Republican challengers should welcome the opportunity to note that every proposed regime to regulate greenhouse gases, most notably Kyoto but also the “McCain-Lieberman” bill, is designed to fail. These proposals claim the objective of stabilizing atmospheric GHG concentrations, which man actually cannot dictate: Concentrations have been much higher and much lower in the past, all due to natural causes. Man can only contribute at the margins. What happens when the seas release large quantities of carbon dioxide, volcanoes erupt, or other natural phenomena prompt an increase in concentrations? Whose power plants must shut down?
Indeed, Europe and the Kyoto establishment have confronted this embarrassing truth with further tricks, speaking instead of a (nonexistent) promise to avoid a temperature increase of two degrees Celsius above pre-industrial temperatures. This is an absurd metric not only because “pre-industrial” temperatures happen to fall in the Little Ice Age, a time of misery and crop failure airbrushed from the historical record by alarmists until recently restored by a National Academies of Science panel. Additionally, just as with GHG concentrations, temperatures historically vary, higher than now and lower, all without our help.

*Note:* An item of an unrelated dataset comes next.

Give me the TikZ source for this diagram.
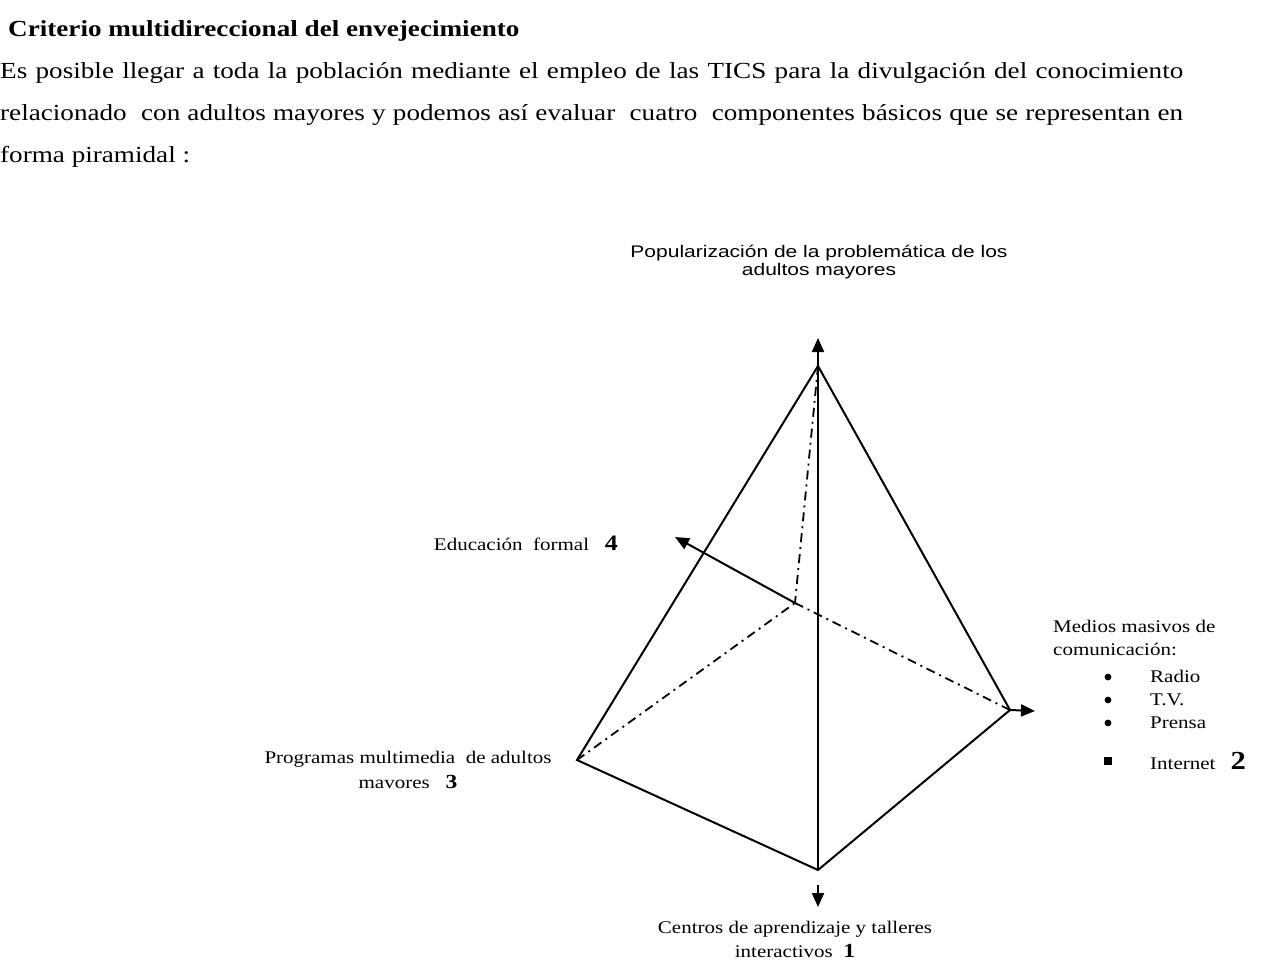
\documentclass[tikz,border=0pt]{standalone}
\usepackage{fontspec}
\setmainfont{Liberation Serif}[FakeStretch=1.18]
\newfontfamily\arialfont{Liberation Sans}[FakeStretch=1.25]
\usetikzlibrary{arrows.meta}

\newcommand{\fsize}[2]{\fontsize{#1}{#2}\selectfont}

\begin{document}
\begin{tikzpicture}[x=1pt,y=-1pt]
\useasboundingbox (0,0) rectangle (1263,966);

% heading and paragraph
\node[anchor=base west,inner sep=0,font=\fsize{23}{27}\bfseries] (title) at (8,37)
    {Criterio multidireccional del envejecimiento};
\node[anchor=base west,inner sep=0,text width=1183pt,align=justify,font=\fsize{23}{42}] (intro) at (0,78)
    {Es posible llegar a toda la población mediante el empleo de las TICS para la divulgación del conocimiento\linebreak
     relacionado\ \ con adultos mayores y podemos así evaluar\ \ cuatro\ \ componentes básicos que se representan en\linebreak
     forma piramidal :};

% corners of the pyramid
\coordinate (top) at (818,366);
\coordinate (left) at (577,760);
\coordinate (bottom) at (818,870);
\coordinate (right) at (1010,710);
\coordinate (back) at (795,603);

% free ends of the arrows
\coordinate (up) at (818,338);
\coordinate (east) at (1035,711);
\coordinate (west) at (675,537);
\coordinate (downstart) at (818,885);
\coordinate (downend) at (818,907);

\begin{scope}[every node/.style={inner sep=0,font=\fsize{17.8}{24}}]
    \node[anchor=base,align=center,font=\arialfont\fsize{16.8}{18}] (popular) at (819,275)
        {Popularización de la problemática de los\\adultos mayores};
    \node[anchor=base east] (educacion) at (618,550)
        {Educación\ \ formal\ \ \ \textbf{\fsize{22}{22}4}};
    \node[anchor=base,align=center,font=\fsize{17.8}{25}] (programas) at (408,788)
        {Programas multimedia\ \ de adultos\\mavores\ \ \ \textbf{\fsize{20}{20}3}};
    \node[anchor=base west,align=left,font=\fsize{17.8}{23}] (medios) at (1053,655)
        {Medios masivos de\\comunicación:};
    \foreach \medio/\yy [count=\i] in {Radio/682,T.V./705,Prensa/728} {
        \node[anchor=base west] (medio\i) at (1150,\yy) {\medio};
        \fill (1108,\yy-5) circle (3.4);
    }
    \node[anchor=base west] (internet) at (1150,769)
        {Internet\hspace{15pt}\textbf{\fsize{26}{26}2}};
    \fill (1104,757) rectangle (1112,765);
    \node[anchor=base,align=center] (centros) at (795,957)
        {Centros de aprendizaje y talleres\\interactivos\ \ \textbf{\fsize{20}{20}1}};
\end{scope}

% visible edges
\begin{scope}[line width=2pt,line join=miter]
    \draw (top) -- (left) -- (bottom) -- (right) -- cycle;
    \draw (top) -- (bottom);
\end{scope}

% hidden edges
\begin{scope}[line width=1.8pt,dash pattern=on 9pt off 5pt on 2pt off 5pt]
    \draw (top) -- (back);
    \draw (left) -- (back);
    \draw (back) -- (right);
\end{scope}

\begin{scope}[>={Triangle[length=14pt,width=12pt]},
              every edge/.style={draw,line width=2pt}]
    \path [->] (top) edge (up);
    \path [->] (right) edge (east);
    \path [->] (back) edge (west);
    \path [->] (downstart) edge (downend);
\end{scope}
\end{tikzpicture}
\end{document}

Man cannot control them, either. Codifying such conceits is irresponsible.
Existing programs are proven failures due to political and corrupting factors. They are designed to fail. Man simply does not have a global thermostat, no matter how much keening over modernity surrounds intimations to the contrary. Why not debate these truths? Instead of falling for promises to not creep very far out of the most recent ice age, President Bush and Republican primary candidates need to give “global warming” promoters the cold shoulder.
Christopher C. Horner is a senior fellow at the Competitive Enterprise Institute.